Wide reaching sugar reforms, which came into effect this month, have transformed the sector, and the Germany-based company believes that this has brought opportunities as well as challenges.
"The European Council of Agricultural Ministers adopted the new single market regulation for sugar on 20 February 2006," said the company today.
"Despite the severe price reductions the new market regulation gives us a long-term perspective."
The EU sugar reforms feature a number of concessions designed to give European sugar producers a viable future. First there was the climb-down from the original proposed 39 per cent price cut to a figure of 36 per cent, and most significantly for sugar producers, there was agreement the sector would be compensated for, on average, 64.2 per cent of this price cut.
"All in all, we anticipate a higher production volume for the Suedzucker Group than at present," said the firm.
"With industrial sugar production, the volatile C sugar business will be replaced by stable EU business."
Suedzucker also claimed that it was well positioned in the best beet-growing regions of Europe and should therefore continue to be competitive. Based on good reference volumes, the company believes it can capture over one-fourth of the new additional quota of 1 million tonnes and increase its quota from 3.8 to 4.1 million tonnes.
Reform of the EU sugar regime has been a long time coming, and Suedzucker has already put in place necessary changes. The company said that the rising quota proportion provided for in the new market regulation and higher stable intra-European sales of quota and industrial sugar instead of world market exports would enable Suedzucker to offset the negative impact of the price reduction by its own efforts through the cost-cutting measures that have also been initiated.
In addition to giving a positive outlook on the European sugar business, Suedzucker's interim report also highlighted the fact that a separate fruit segment has been created in response to the growing importance of this particular sector.
Integration of the fruit business is proceeding according to plan, said the company.
Overall, group revenues rose by €216.2 million, or 17.3 per cent, to €1,468.5 million in the first quarter of the 2006/07 financial year. Revenues in the sugar segment in the first quarter of 2006/07 were up by €49.2 million, or 5.4 per cent, to €961.0 million.
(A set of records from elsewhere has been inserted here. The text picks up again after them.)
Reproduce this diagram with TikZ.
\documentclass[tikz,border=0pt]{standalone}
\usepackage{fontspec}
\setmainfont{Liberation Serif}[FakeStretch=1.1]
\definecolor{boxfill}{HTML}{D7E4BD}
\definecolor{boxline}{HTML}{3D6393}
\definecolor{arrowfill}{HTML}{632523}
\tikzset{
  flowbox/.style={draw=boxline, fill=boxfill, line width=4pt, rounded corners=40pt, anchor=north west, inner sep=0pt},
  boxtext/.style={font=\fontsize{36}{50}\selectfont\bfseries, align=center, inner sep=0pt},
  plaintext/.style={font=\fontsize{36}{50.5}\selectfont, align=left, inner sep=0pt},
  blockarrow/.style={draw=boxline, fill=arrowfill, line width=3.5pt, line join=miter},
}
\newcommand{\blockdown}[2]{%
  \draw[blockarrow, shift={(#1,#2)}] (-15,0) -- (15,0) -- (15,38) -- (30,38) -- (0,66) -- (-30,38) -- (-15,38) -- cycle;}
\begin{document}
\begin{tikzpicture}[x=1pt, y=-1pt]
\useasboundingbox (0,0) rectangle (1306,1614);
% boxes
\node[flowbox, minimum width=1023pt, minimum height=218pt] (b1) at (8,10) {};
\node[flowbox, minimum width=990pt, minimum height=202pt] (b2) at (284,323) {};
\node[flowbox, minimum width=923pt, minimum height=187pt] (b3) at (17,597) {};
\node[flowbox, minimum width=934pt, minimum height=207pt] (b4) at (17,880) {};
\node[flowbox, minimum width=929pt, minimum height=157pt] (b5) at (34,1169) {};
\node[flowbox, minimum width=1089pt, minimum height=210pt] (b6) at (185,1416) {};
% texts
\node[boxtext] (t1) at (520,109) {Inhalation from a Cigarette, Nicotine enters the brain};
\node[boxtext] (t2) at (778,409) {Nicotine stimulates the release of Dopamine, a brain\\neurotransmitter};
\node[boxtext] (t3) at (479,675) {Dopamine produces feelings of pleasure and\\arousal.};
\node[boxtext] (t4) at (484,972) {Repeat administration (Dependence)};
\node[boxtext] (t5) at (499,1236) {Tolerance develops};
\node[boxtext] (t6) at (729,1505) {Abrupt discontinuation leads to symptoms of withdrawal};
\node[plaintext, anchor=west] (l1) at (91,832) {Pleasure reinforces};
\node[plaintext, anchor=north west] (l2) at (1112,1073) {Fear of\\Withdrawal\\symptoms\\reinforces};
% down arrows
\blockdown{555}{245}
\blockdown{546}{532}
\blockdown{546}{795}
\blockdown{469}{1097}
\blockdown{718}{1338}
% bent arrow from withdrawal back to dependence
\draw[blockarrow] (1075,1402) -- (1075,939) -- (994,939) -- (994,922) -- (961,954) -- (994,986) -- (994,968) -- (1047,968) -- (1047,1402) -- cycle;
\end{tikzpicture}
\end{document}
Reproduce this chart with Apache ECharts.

This growth was on the back of the positive market development in the East European EU markets, which was reinforced by intervention sales in Hungary and the Czech Republic. Exports grew again versus 2005/06 but, owing to a strong shift from quota to C sugar exports, this was not reflected in higher export revenues.
For the full year 2006/07, Suedzucker expects group revenues to rise by 5 per cent from €5.3 to 5.6 billion due to a double-digit increase in the special products and fruit segments despite a slight decrease in sugar segments revenues.
"Judged from today's vantage point, there will be a positive swing in restructuring costs and special items, which showed a high negative amount last year," said the company. "Income from operations will therefore see a significant improvement."